Liputan6.com, Jakarta - Belakangan ini berbagai perusahaan besar di dunia, mulai dari teknologi hingga maskapai penerbangan gencar melakukan pemutusan hubungan kerja (PHK). Alasan yang selalu diungkap dalam aksi PHK ini adalah kecerdasan buatan (AI) sebagai penyebabnya.
Namun, sejumlah pakar menilai bahwa AI justru dijadikan kambing hitam untuk menutupi alasan bisnisnya.
Dikutip dari CNBC, Senin (20/10/2025), Accenture, perusahaan konsultan teknologi global, baru-baru ini mengumumkan restrukturisasi besar-besaran. Karyawan yang tidak bisa beradaptasi dengan AI diminta untuk segera keluar.
Tidak lama setelah itu, Lufthansa, maskapai penerbangan asal Jerman, juga mengumumkan akan memangkas sekitar 4.000 posisi hingga tahun 2030 dengan alasan efisiensi melalui penerapan AI.

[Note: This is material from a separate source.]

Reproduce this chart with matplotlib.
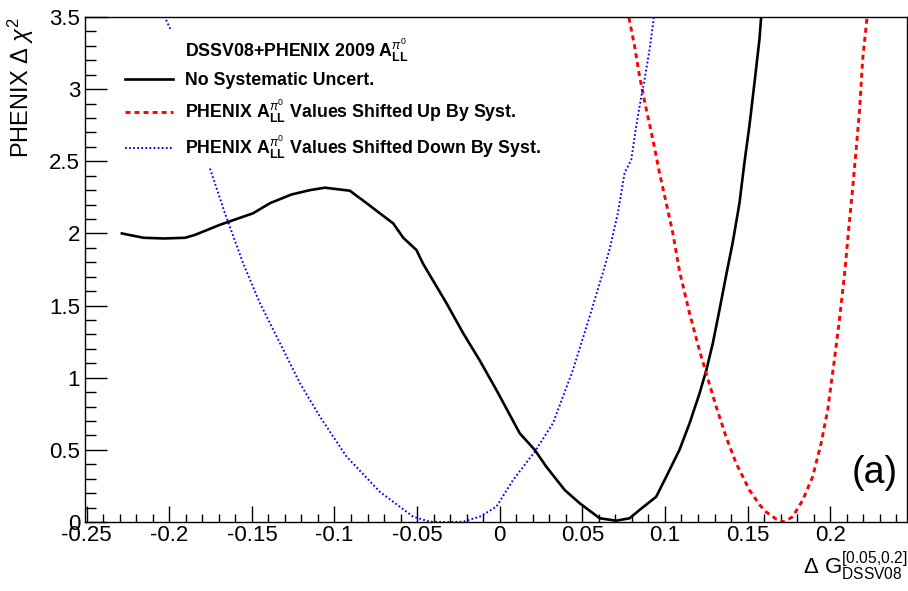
import numpy as np
import matplotlib
matplotlib.use("Agg")
import matplotlib.pyplot as plt
from matplotlib.ticker import MultipleLocator, FuncFormatter
from matplotlib.lines import Line2D

plt.rcParams['font.family'] = ['Liberation Sans', 'DejaVu Sans']
plt.rcParams['mathtext.fontset'] = 'custom'
plt.rcParams['mathtext.rm'] = 'Liberation Sans'
plt.rcParams['mathtext.it'] = 'Liberation Sans:italic'
plt.rcParams['mathtext.bf'] = 'Liberation Sans:bold'

# no systematic uncertainty
black_x = [-0.2287, -0.2157, -0.2030, -0.1904, -0.1844, -0.1693, -0.1492, -0.139,
           -0.126, -0.1149, -0.1058, -0.0907, -0.0806, -0.0726, -0.0645, -0.0584,
           -0.0504, -0.0464, -0.0322, -0.0222, -0.0121, -0.002, 0.0121, 0.0212,
           0.0282, 0.0393, 0.0484, 0.0605, 0.0705, 0.0786, 0.0846, 0.0947, 0.1008,
           0.1088, 0.1149, 0.1209, 0.125, 0.129, 0.133, 0.1374, 0.141, 0.1451,
           0.1481, 0.1511, 0.1542, 0.1572, 0.1582]
black_y = [2.00, 1.97, 1.965, 1.97, 1.99, 2.06, 2.14, 2.21, 2.27, 2.30, 2.317,
           2.296, 2.21, 2.14, 2.07, 1.97, 1.885, 1.79, 1.516, 1.31, 1.12, 0.915,
           0.615, 0.50, 0.383, 0.222, 0.13, 0.026, 0.009, 0.026, 0.083, 0.175,
           0.314, 0.50, 0.684, 0.89, 1.05, 1.24, 1.47, 1.73, 1.936, 2.21, 2.49,
           2.744, 3.045, 3.345, 3.495]

# shifted up by syst.
red_x = [0.0782, 0.0816, 0.0846, 0.0887, 0.0927, 0.0967, 0.1008, 0.1048, 0.1088,
         0.1149, 0.1209, 0.125, 0.131, 0.137, 0.1431, 0.1511, 0.1572, 0.1612,
         0.1673, 0.1723, 0.1773, 0.1834, 0.1894, 0.1945, 0.1985, 0.2025, 0.2056,
         0.2089, 0.2112, 0.2136, 0.2157, 0.2177, 0.2197, 0.2223]
red_y = [3.495, 3.30, 3.09, 2.86, 2.65, 2.42, 2.21, 2.0, 1.74, 1.446, 1.19, 1.03,
         0.80, 0.59, 0.407, 0.222, 0.12, 0.07, 0.02, 0.0, 0.037, 0.152, 0.314,
         0.545, 0.776, 1.12, 1.40, 1.74, 2.03, 2.31, 2.58, 2.84, 3.21, 3.495]

# shifted down by syst.
blue_x = [-0.2019, -0.1991, -0.190, -0.1764, -0.1663, -0.1552, -0.1451, -0.133,
          -0.1209, -0.1088, -0.0927, -0.0726, -0.0524, -0.0423, -0.0322, -0.0222,
          -0.0121, -0.002, 0.008, 0.0212, 0.0322, 0.0443, 0.0544, 0.0625, 0.0665,
          0.0715, 0.0756, 0.0796, 0.0826, 0.0857, 0.0877, 0.0907, 0.0933]
blue_y = [3.48, 3.41, 3.0, 2.486, 2.14, 1.79, 1.516, 1.24, 0.961, 0.73, 0.453,
          0.21, 0.037, 0.002, 0.0, 0.002, 0.037, 0.106, 0.29, 0.487, 0.684, 1.053,
          1.423, 1.73, 1.89, 2.14, 2.42, 2.51, 2.744, 2.95, 3.07, 3.275, 3.495]

legend_title = r"DSSV08+PHENIX 2009 $\mathbf{A}_{\mathbf{LL}}^{\pi^{0}}$"
labels = ["No Systematic Uncert.",
          r"PHENIX $\mathbf{A}_{\mathbf{LL}}^{\pi^{0}}$ Values Shifted Up By Syst.",
          r"PHENIX $\mathbf{A}_{\mathbf{LL}}^{\pi^{0}}$ Values Shifted Down By Syst."]

fig = plt.figure(figsize=(9.08, 5.91), dpi=100)
ax = fig.add_axes([85 / 908, 69 / 591, 822 / 908, 505 / 591])

ax.plot(black_x, black_y, color='black', lw=1.9, label=labels[0])
ax.plot(red_x, red_y, color='red', lw=2.1, dashes=(1.7, 1.4), label=labels[1])
ax.plot(blue_x, blue_y, color='blue', lw=1.4, dashes=(0.9, 1.2), label=labels[2])

ax.set_xlim(-0.251, 0.2465)
ax.set_ylim(0, 3.5)

fmt = FuncFormatter(lambda v, p: '%g' % round(v, 4))
ax.xaxis.set_major_locator(MultipleLocator(0.05))
ax.xaxis.set_minor_locator(MultipleLocator(0.01))
ax.yaxis.set_major_locator(MultipleLocator(0.5))
ax.yaxis.set_minor_locator(MultipleLocator(0.1))
ax.xaxis.set_major_formatter(fmt)
ax.yaxis.set_major_formatter(fmt)
ax.tick_params(axis='both', which='both', direction='in', top=False, right=False,
               labelsize=16, width=1)
ax.tick_params(axis='x', which='major', length=11.5, pad=2)
ax.tick_params(axis='x', which='minor', length=6)
ax.tick_params(axis='y', which='major', length=15.5, pad=3.5)
ax.tick_params(axis='y', which='minor', length=8)
for s in ax.spines.values():
    s.set_linewidth(1.0)

ax.set_xlabel(r"$\Delta\ \mathrm{G}_{\mathrm{DSSV08}}^{[0.05{,}0.2]}$", fontsize=16,
              loc='right')
ax.xaxis.set_label_coords(1.0, -0.055)
ax.set_ylabel(r"PHENIX $\Delta\ \chi^{2}$", fontsize=17, loc='top')
ax.yaxis.set_label_coords(-0.06, 1.0)

handles, _ = ax.get_legend_handles_labels()
blank = Line2D([], [], color='none')
leg = ax.legend([blank] + handles, [legend_title] + labels,
                loc='upper left', bbox_to_anchor=(0.029, 0.993),
                prop={'weight': 'bold', 'size': 12.8}, frameon=True,
                fancybox=False, framealpha=1, facecolor='white', edgecolor='none',
                handlelength=2.7, handletextpad=0.7, labelspacing=0.48,
                borderpad=0.4)
leg.set_zorder(5)

ax.text(0.961, 0.097, "(a)", transform=ax.transAxes, fontsize=27,
        ha='center', va='center')

fig.savefig("out.png", dpi=100)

Langkah yang sama juga dilakukan oleh Salesforce yang memberhentikan sekitar 4.000 pegawai di bidang layanan pelanggan, dengan alasan AI mampu menyelesaikan separuh beban kerja mereka.
Perusahaan digital Klarna bahkan memangkas 40% stafnya karena penggunaan AI. Sedangkan Duolingo, berencana mengurangi tenaga kontrak dan menggantinya dengan sistem AI.

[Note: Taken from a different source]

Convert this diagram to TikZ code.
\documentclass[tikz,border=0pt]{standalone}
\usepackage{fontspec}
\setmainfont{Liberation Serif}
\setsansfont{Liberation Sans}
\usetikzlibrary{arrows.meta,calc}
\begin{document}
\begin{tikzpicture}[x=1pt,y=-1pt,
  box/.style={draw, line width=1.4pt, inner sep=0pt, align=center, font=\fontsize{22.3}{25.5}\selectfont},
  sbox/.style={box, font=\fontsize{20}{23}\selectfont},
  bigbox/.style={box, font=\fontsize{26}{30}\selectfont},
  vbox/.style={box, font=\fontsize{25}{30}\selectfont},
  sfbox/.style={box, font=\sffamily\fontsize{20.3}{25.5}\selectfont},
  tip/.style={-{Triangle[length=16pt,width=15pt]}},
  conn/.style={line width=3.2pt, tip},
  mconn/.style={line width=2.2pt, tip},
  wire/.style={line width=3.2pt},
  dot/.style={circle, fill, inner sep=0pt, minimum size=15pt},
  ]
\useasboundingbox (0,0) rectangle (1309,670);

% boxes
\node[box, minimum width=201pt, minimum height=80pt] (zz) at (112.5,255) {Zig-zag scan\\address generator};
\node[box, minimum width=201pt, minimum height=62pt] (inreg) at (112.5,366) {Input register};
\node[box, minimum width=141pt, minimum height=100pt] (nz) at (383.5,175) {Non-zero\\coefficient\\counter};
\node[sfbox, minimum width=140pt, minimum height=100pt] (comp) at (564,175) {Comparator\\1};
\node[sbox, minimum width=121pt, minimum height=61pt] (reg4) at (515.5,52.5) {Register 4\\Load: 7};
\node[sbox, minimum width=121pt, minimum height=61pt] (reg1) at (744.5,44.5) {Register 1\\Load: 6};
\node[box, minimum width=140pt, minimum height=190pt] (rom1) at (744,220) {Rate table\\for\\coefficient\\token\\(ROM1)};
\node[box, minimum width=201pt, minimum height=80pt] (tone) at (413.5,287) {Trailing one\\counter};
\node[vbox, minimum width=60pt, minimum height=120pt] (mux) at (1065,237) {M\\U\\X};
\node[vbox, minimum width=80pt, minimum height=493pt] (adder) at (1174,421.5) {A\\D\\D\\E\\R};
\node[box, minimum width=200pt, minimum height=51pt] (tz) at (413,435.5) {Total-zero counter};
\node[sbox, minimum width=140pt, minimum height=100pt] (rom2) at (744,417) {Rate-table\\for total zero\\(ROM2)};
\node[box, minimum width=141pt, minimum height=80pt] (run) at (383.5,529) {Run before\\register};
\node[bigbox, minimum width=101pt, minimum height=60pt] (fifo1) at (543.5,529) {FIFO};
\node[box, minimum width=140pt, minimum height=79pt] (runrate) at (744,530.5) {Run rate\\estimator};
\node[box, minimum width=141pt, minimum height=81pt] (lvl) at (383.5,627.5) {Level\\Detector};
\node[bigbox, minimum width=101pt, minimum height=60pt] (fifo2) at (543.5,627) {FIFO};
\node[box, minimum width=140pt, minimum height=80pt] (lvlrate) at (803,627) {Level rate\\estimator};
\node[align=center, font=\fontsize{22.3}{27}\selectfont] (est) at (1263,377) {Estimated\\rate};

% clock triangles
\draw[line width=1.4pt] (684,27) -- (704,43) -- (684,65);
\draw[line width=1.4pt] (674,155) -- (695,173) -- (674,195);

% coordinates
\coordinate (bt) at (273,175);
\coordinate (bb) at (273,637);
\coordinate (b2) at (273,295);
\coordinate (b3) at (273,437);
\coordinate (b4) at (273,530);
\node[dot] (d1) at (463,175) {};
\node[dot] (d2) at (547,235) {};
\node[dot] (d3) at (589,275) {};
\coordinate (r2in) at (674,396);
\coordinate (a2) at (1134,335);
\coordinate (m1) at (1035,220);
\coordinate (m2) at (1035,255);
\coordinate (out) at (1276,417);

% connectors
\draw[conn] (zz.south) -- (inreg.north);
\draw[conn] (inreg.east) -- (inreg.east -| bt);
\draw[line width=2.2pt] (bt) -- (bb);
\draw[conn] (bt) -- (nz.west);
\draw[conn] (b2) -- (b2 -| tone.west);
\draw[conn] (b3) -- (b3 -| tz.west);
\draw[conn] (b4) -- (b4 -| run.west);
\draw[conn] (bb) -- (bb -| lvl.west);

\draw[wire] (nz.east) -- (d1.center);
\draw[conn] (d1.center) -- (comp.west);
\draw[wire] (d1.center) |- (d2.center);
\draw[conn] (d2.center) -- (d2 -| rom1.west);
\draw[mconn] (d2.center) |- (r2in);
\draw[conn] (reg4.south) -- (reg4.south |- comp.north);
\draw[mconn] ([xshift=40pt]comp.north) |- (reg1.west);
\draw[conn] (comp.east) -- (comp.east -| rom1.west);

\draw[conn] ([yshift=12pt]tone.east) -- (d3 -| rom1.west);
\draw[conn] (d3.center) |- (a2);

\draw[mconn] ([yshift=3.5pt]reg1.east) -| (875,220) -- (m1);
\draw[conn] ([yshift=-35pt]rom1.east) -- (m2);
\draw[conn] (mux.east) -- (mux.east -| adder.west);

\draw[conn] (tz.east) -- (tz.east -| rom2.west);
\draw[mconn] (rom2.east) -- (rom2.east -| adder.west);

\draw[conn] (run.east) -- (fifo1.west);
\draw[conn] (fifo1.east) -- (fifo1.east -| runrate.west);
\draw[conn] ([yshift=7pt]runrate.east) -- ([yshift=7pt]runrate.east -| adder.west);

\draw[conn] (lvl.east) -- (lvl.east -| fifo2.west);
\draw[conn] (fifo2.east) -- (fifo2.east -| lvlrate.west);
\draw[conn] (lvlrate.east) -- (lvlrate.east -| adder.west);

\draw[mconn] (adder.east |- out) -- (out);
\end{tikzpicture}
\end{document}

Perusahaan Jadikan AI sebagai Kambing Hitam
Namun, di balik maraknya kabar tersebut, ada pandangan kritis yang menilai bahwa alasan efisiensi akibat AI hanya sekadar dalih. Fabian Stephany, asisten profesor di bidang AI, menyebut bahwa banyak perusahaan menjadikan AI sebagai "kambing hitam" atas kebijakan sulit seperti PHK massal.
“Saya ragu PHK ini benar disebabkan oleh AI, karena banyak perusahaan menggunakan AI sebagai alasan yang terlihat masuk akal,” ujarnya kepada CNBC.

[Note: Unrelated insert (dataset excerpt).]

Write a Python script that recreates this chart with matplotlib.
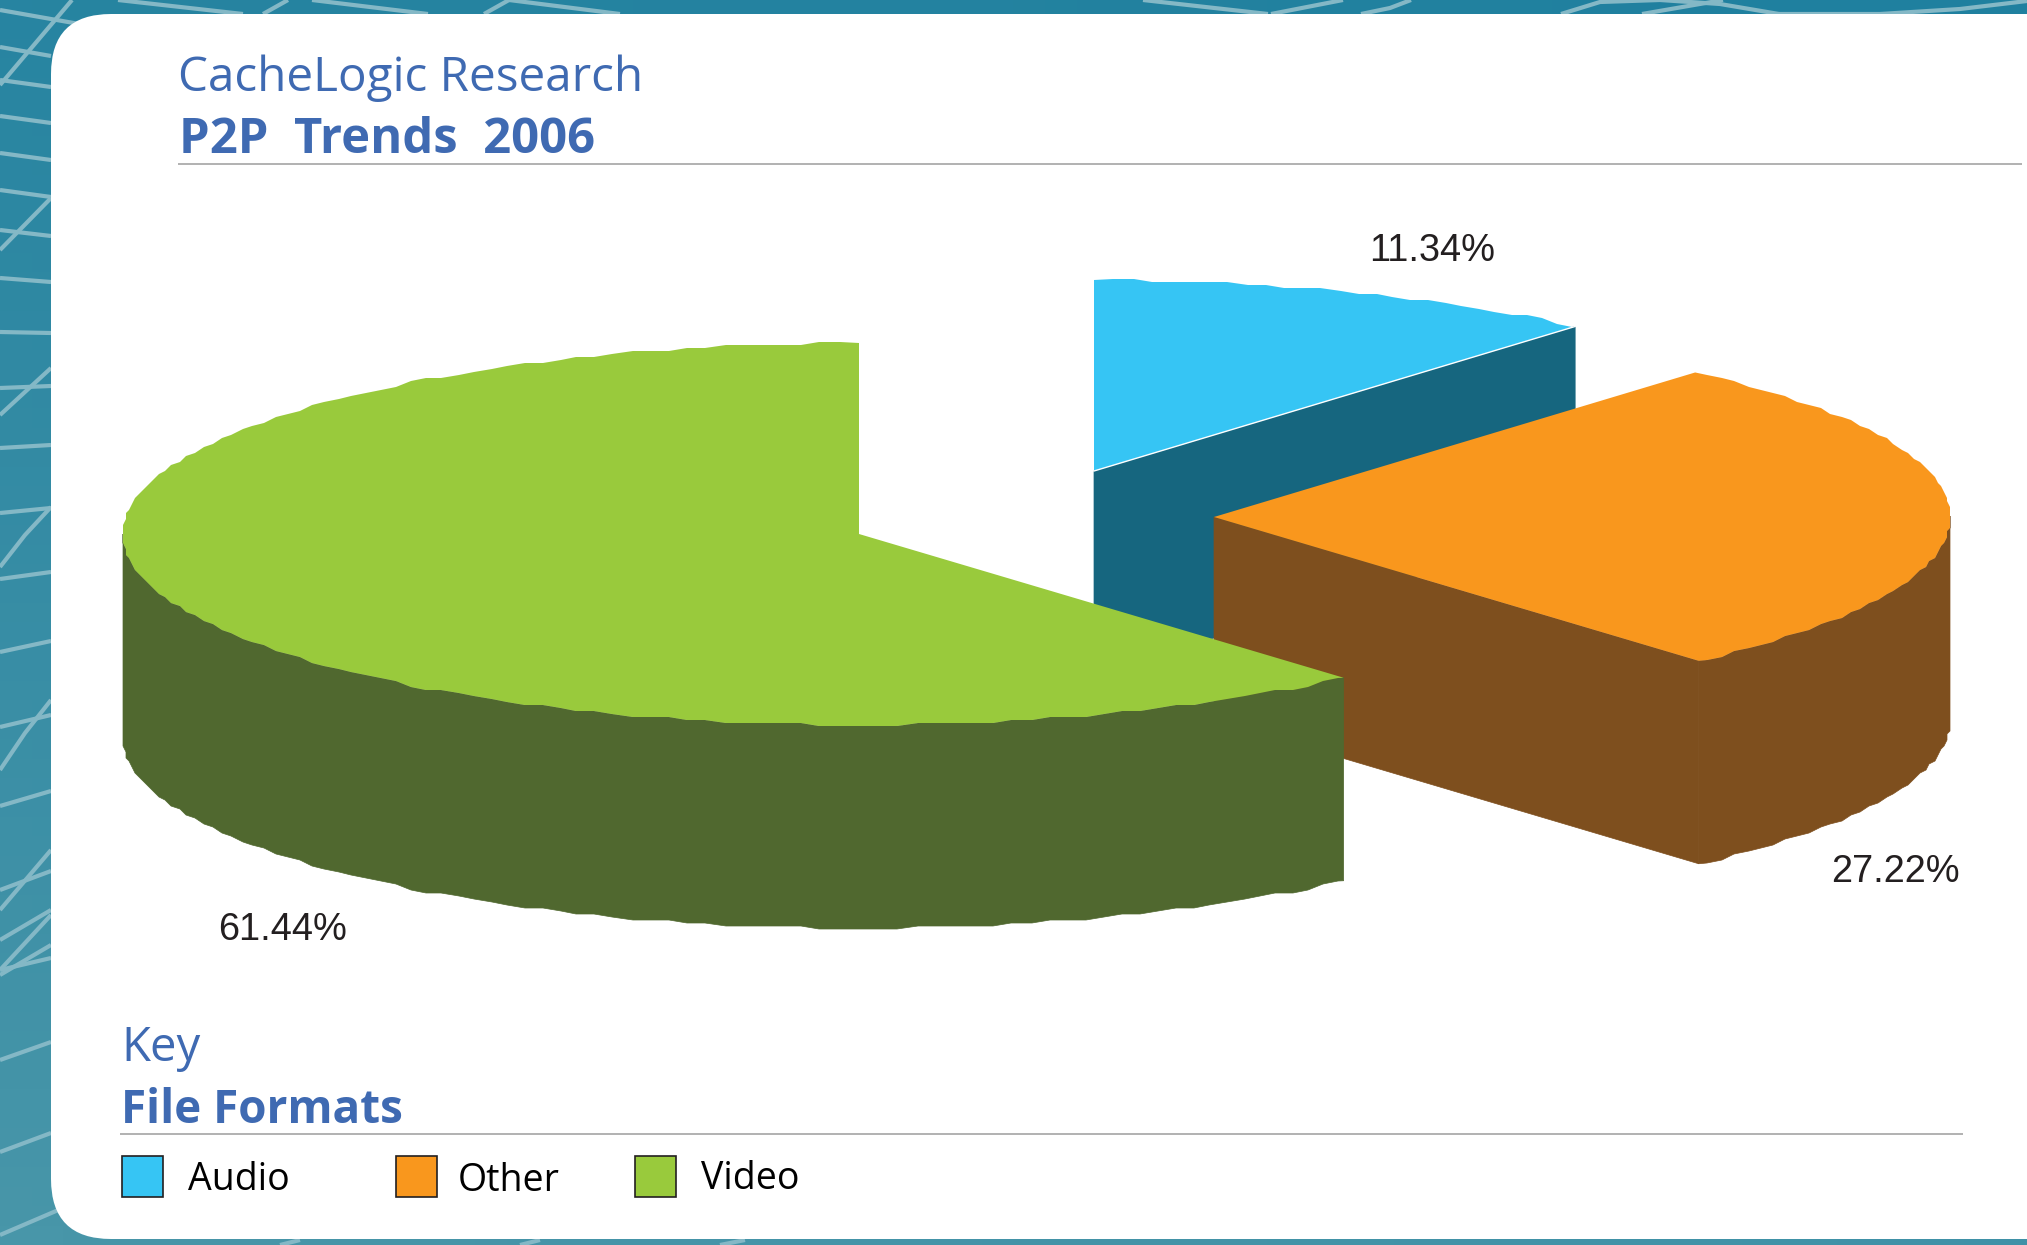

Stephany menambahkan, perusahaan ingin terlihat inovatif dan kompetitif dengan mengumumkan penggunaan AI, padahal sebenarnya mereka sedang menutupi kesalahan manajemen, seperti perekrutan berlebihan saat pandemi COVID-19, seperti Klarna dan Duolingo yang menambahkan banyak pegawai saat permintaan melonjak di masa pandemi.
Kini, ketika ekonomi mulai stabil, mereka menyesuaikan jumlah karyawan dan menggunakan alasan "AI" untuk memperhalus keputusan tersebut.
Fenomena ini juga memicu perdebatan di media sosial. Jean Christophe Bougle, pendiri perusahaan teknologi Authentic.ly, menilai banyak proyek AI di perusahaan besar justru dihentikan karena masalah biaya dan keamanan. Tapi di sisi lain, mereka mengumumkan PHK besar-besaran dengan alasan AI.
AI Belum Sebesar Dibayangkan
Meskipun demikian, penelitian dari Yale University dan Bank Sentral New York menunjukkan bahwa dampak AI terhadap tenaga kerja sebenarnya belum sebesar yang dibayangkan. Data menunjukkan hanya sekitar 1% perusahaan layanan yang benar-benar melakukan PHK karena AI, sementara lebih banyak perusahaan yang menggunakan teknologi ini untuk melatih ulang pegawai.
Dengan kata lain, meski AI memang mengubah cara kerja di berbagai sektor, belum ada bukti kuat bahwa teknologi ini menjadi penyebab utama gelombang PHK. Bagi banyak perusahaan, AI tampaknya masih lebih sering dijadikan alasan, bukan ancaman nyata.